GIFFORD, Ralph (by 1504-55/56), of Middle Claydon and Steeple Claydon, Bucks.

Published in The History of Parliament: the House of Commons 1509-1558, ed. S.T. Bindoff, 1982
Available from Boydell and Brewer

Constituency

Dates

Family and Education

b. by 1504, 3rd s. of Roger Gifford, and bro. of George Gifford II. m. by 1537, Mary, da. of Sir Edward Chamberlain of Woodstock Oxon. at least 1s.
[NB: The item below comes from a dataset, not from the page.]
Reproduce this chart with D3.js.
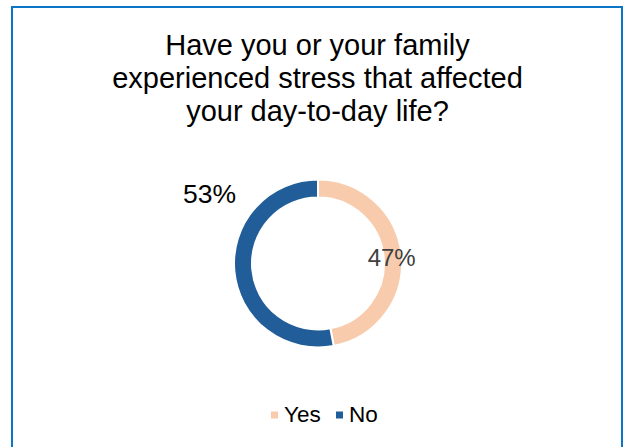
<!DOCTYPE html>
<html>
<head>
<meta charset="utf-8">
<script src="https://cdn.jsdelivr.net/npm/d3@7"></script>
<style>
  html, body { margin: 0; padding: 0; background: #fff; }
  svg { display: block; }
</style>
</head>
<body>
<svg id="chart" width="627" height="447"></svg>
<script>
const categories = ["Yes", "No"];
const values = [47, 53];
const labels = ["47%", "53%"];
const titleLines = ["Have you or your family", "experienced stress that affected", "your day-to-day life?"];
const colors = ["#F8CBAD", "#215E99"];

const svg = d3.select("#chart");
const W = 627, H = 447;
const font = "'Liberation Sans', Arial, sans-serif";

// frame
svg.append("rect")
  .attr("x", 12).attr("y", 7)
  .attr("width", 610).attr("height", 460)
  .attr("fill", "#fff")
  .attr("stroke", "#0B76C8")
  .attr("stroke-width", 2);

// title
const title = svg.append("text")
  .attr("text-anchor", "middle")
  .attr("font-family", font)
  .attr("font-size", 29)
  .attr("fill", "#000");
titleLines.forEach((t, i) => {
  title.append("tspan").attr("x", 317.5).attr("y", 55 + i * 33).text(t);
});

// donut
const cx = 318, cy = 263.5, R = 84, r = 66;
const g = svg.append("g").attr("transform", `translate(${cx},${cy})`);
const pie = d3.pie().sort(null).value(d => d)(values);
const arc = d3.arc().innerRadius(r).outerRadius(R);
g.selectAll("path").data(pie).join("path")
  .attr("d", arc)
  .attr("fill", (d, i) => colors[i])
  .attr("stroke", "#fff")
  .attr("stroke-width", 2);

// labels
const mid = d3.arc().innerRadius((R + r) / 2).outerRadius((R + r) / 2);
const c0 = mid.centroid(pie[0]);
g.append("text")
  .attr("x", c0[0] - 1).attr("y", c0[1] + 1)
  .attr("text-anchor", "middle").attr("dominant-baseline", "central")
  .attr("font-family", font).attr("font-size", 24)
  .attr("fill", "#404040")
  .text(labels[0]);
g.append("text")
  .attr("x", -108.5).attr("y", -70)
  .attr("text-anchor", "middle").attr("dominant-baseline", "central")
  .attr("font-family", font).attr("font-size", 26.5)
  .attr("fill", "#000")
  .text(labels[1]);

// legend
const legend = svg.append("g");
const legX = [271, 336];
categories.forEach((c, i) => {
  legend.append("rect")
    .attr("x", legX[i]).attr("y", 411.5)
    .attr("width", 7).attr("height", 7)
    .attr("fill", colors[i]);
  legend.append("text")
    .attr("x", legX[i] + 13).attr("y", 422)
    .attr("font-family", font).attr("font-size", 22.5)
    .attr("fill", "#000")
    .text(c);
});
</script>
</body>
</html>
Roger.1

Offices Held

Subsidy collector, Ashendon hundreds, Bucks. 1525; esquire of the body by 1547; commr. relief, Bucks. 1550.2

Biography

Ralph Gifford was living at Middle Claydon when in 1525 he was assessed on goods worth £10 for the subsidy of which he was a collector; his father, a commissioner for this subsidy, was assessed on goods worth £200 During the 153os Gifford was lent £195 by his father and joined in the dispute between his brothers and relatives living at Twyford over the ownership of certain property. His marriage to a daughter of Sir Edward Chamberlain brought him a modest estate, and by the death of his father in 1543 he had settled at Steeple Claydon where his eldest brother John was lessee of the manor from the crown: in that year he was assessed for the subsidy on goods worth £40. In the following year, with two of his brothers, he was mustered to serve with the Buckinghamshire forces for the French campaign. When elected in 1545 as a Member for Buckingham with John Josselyn, Gifford may have already held a post at court; two years later he was to be included in the King’s funeral cortege among the esquires of the body with his brother George, who with official support had been returned for Buckingham in 1536. His own Membership in 1545, and perhaps in one or both of the preceding two Parliaments (for which no returns survive), was perhaps sponsored by George Gifford, who since he had business elsewhere, had asked if he needed to attend the Parliament of 1536, and who afterwards could have been even more fully engaged as a receiver for augmentations. In 1545 Gifford was joined in the House by his brother-in-law Edward Chamberlain II as one of the Members for Heytesbury. Gifford’s connexion with Steeple Claydon became more secure with the death of his brother John in 1547. The leasehold of the manor was then acquired by Sir William Paget, who in the following year granted it with 1,100 acres of land and woodland to Gifford and a neighbour of his at Steeple Claydon. Unlike his brothers George and William he is not known to have rallied to Mary during the succession crisis of 1553. The last glimpse of him comes in April 1555 when he acquired a new lease for 40 years of the manor of Steeple Claydon, and he must have died within the next 18 months as his brother George called him ‘deceased’ in his will made in November 1556.3

Ref Volumes: 1509-1558

Author: M. K. Dale

Notes

  • 1. Date of birth estimated from first reference. Bucks. Recs. vii. 494-5; Vis. Oxon. (Harl. Soc. v), 178, 180, 235-7; Misc. Gen. et Her. (ser. 5), v. 38.
  • 2. LC2/2, f. 61v; Bucks. Recs. viii. 31; CPR, 1553, p. 351.
  • 3. LP Hen. VIII, xix; Bucks. Recs. viii. 35; PCC 2 Pynnyng, 49 Alen, 2 Noodes; E179/78/128; CPR, 1547-8, p. 46; 1548-9, p. 91; 1554-5, p. 75; 1557-8, p. 146.